Electron transport through thin organic films in metal-insulator-metal junctions based on self-assembled monolayers

This paper describes an experimentally simple system for measuring rates of electron transport across organic thin films having a range of molecular structures. The system uses a metal-insulator-metal junction based on self-assembled monolayers (SAMs); it is particularly easy to assemble. The junction consists of a SAM supported on a silver film (Ag-SAM(1)) in contact with a second SAM supported on the surface of a drop of mercury (Hg-SAM(2))-that is, a Ag-SAM(1)SAM(2)-Hg junction. SAM(I) and SAM(2) can be derived from the same or different thiols, The current that flowed across junctions with SAMs of aliphatic thiols or aromatic thiols on Ag and a SAM of hexadecane thiol on Hg depended both on the molecular structure and on the thickness of the SAM on Ag: the current density at a bias of 0.5 V ranged from 2 x 10(-10) A/cm(2) for HS(CH2)(15)CH3 on Ag to 1 x 10(-6) A/cm(2) for HS(CH2)(7)CH3 on Ag, and from 3 x 10(-6) A/cm(2) for HS(Ph)(3)H (Ph = 1,4-C6H4) on Ag to 7 x 10(-4) A/cm(2) for HSPhH on Ag. The current density increased roughly linearly with the area of contact between SAM(I) and SAM(2), and it was not different between Ag films that were 100 or 200 nm thick. The current-voltage curves were symmetrical around V = 0. The current density decreased with increasing distance between the electrodes according to the relation I = I(0)e(-beta dAg.Hg). where d(Ag.Hg) is the distance between the electrodes, and P is the structure-dependent attenuation factor for the molecules making up SAM(1). At an applied potential of 0.5 V, beta was 0.87 +/- 0.1 Angstrom (-1) for alkanethiols, 0.61 +/- 0.1 Angstrom (-1) for oligophenylene thiols, and 0.67 +/- 0.1 Angstrom (-1) for benzylic derivatives of oligophenylene thiols.
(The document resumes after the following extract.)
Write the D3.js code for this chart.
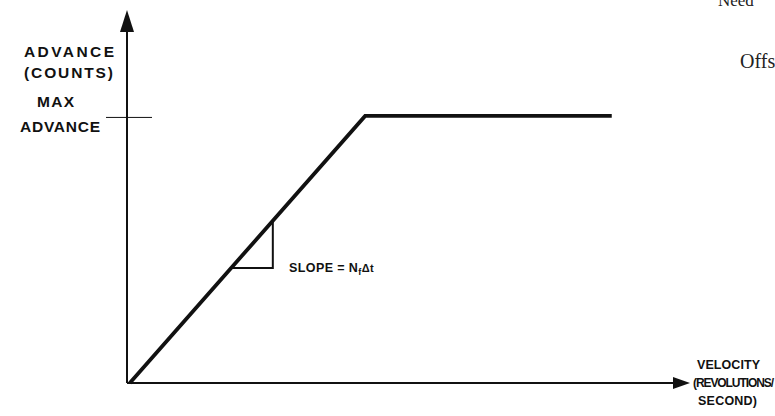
<!DOCTYPE html>
<html><head><meta charset="utf-8">
<script src="https://cdn.jsdelivr.net/npm/d3@7"></script>
<style>
html,body{margin:0;padding:0;background:#fff;}
svg{display:block;}
.lbl{font-family:"Liberation Sans",Arial,sans-serif;font-weight:bold;fill:#111;}
.serif{font-family:"Liberation Serif","Times New Roman",serif;fill:#222;}
</style>
</head><body>
<svg id="c" width="775" height="416"></svg>
<script>
// ---- data (domain units: % of axis length) ----
const curveVelocity = [0.5, 42.3, 86.1];
const curveAdvance  = [0, 71.6, 71.6];
const maxAdvance = 71.2;
const slopeVelocity = [18.5, 25.9];
const yAxisLabel = ["ADVANCE", "(COUNTS)"];
const maxLabel = ["MAX", "ADVANCE"];
const xAxisLabel = ["VELOCITY", "(REVOLUTIONS/", "SECOND)"];
const slopeLabel = ["SLOPE = N", "f", "Δt"];
const pageText = ["Need", "Offs"];

const svg = d3.select("#c");
const x = d3.scaleLinear().domain([0, 100]).range([127, 690]);
const y = d3.scaleLinear().domain([0, 100]).range([383, 10]);

// axes
svg.append("line").attr("x1", x(0)).attr("x2", x(98)).attr("y1", y(0)).attr("y2", y(0))
  .attr("stroke", "#111").attr("stroke-width", 2);
svg.append("line").attr("x1", x(0)).attr("x2", x(0)).attr("y1", y(0)).attr("y2", y(95))
  .attr("stroke", "#111").attr("stroke-width", 2);
// arrowheads
svg.append("path").attr("d", `M${x(100)},${y(0)} L${x(100)-17},${y(0)-6} L${x(100)-17},${y(0)+6} Z`).attr("fill", "#111");
svg.append("path").attr("d", `M${x(0)},${y(100)} L${x(0)-7},${y(100)+22} L${x(0)+7},${y(100)+22} Z`).attr("fill", "#111");

// max advance tick
svg.append("line").attr("x1", x(0) - 21).attr("x2", x(0) + 25)
  .attr("y1", y(maxAdvance)).attr("y2", y(maxAdvance)).attr("stroke", "#111").attr("stroke-width", 1);

// curve
const pts = curveVelocity.map((v, i) => [x(v), y(curveAdvance[i])]);
svg.append("path").attr("d", d3.line()(pts)).attr("fill", "none")
  .attr("stroke", "#111").attr("stroke-width", 3.8).attr("stroke-linejoin", "miter");

// slope triangle (points on the rising segment)
const slope = (curveAdvance[1] - curveAdvance[0]) / (curveVelocity[1] - curveVelocity[0]);
const adv = v => curveAdvance[0] + slope * (v - curveVelocity[0]);
const t0 = [x(slopeVelocity[0]), y(adv(slopeVelocity[0]))];
const t1 = [x(slopeVelocity[1]), y(adv(slopeVelocity[0]))];
const t2 = [x(slopeVelocity[1]), y(adv(slopeVelocity[1]))];
svg.append("path").attr("d", d3.line()([t0, t1, t2])).attr("fill", "none")
  .attr("stroke", "#111").attr("stroke-width", 2);

// labels
function lbl(txt, px, py, fs, len) {
  const t = svg.append("text").attr("class", "lbl").attr("x", px).attr("y", py)
    .attr("font-size", fs).text(txt);
  if (len) t.attr("textLength", len).attr("lengthAdjust", "spacing");
  return t;
}
lbl(yAxisLabel[0], 24, 57, 15.5, 90);
lbl(yAxisLabel[1], 24, 78, 15.5, 89);
lbl(maxLabel[0], 37, 107, 15.5, 37);
lbl(maxLabel[1], 20, 132, 15.5, 80);
lbl(xAxisLabel[0], 697, 369, 12.5, 63);
lbl(xAxisLabel[1], 693, 387, 12, 81);
lbl(xAxisLabel[2], 698, 405, 12.5, 59);

const st = svg.append("text").attr("class", "lbl").attr("x", 289).attr("y", 272)
  .attr("font-size", 12.5).attr("letter-spacing", 0.4);
st.append("tspan").text(slopeLabel[0]);
st.append("tspan").attr("dy", 3).attr("font-size", 9).text(slopeLabel[1]);
st.append("tspan").attr("dy", -3).attr("font-size", 11).text(slopeLabel[2]);

svg.append("text").attr("class", "serif").attr("x", 718).attr("y", 6).attr("font-size", 17).text(pageText[0]);
svg.append("text").attr("class", "serif").attr("x", 740).attr("y", 68).attr("font-size", 20).text(pageText[1]);
</script>
</body></html>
The values of P did not depend significantly on applied potential over the range of 0.1 to 1 V. These junctions provide a test bed with which to screen the intrinsic electrical properties of SAMs made up of molecules with different structures; information obtained using these junctions will be useful in correlating molecular structure and rates of electron transport.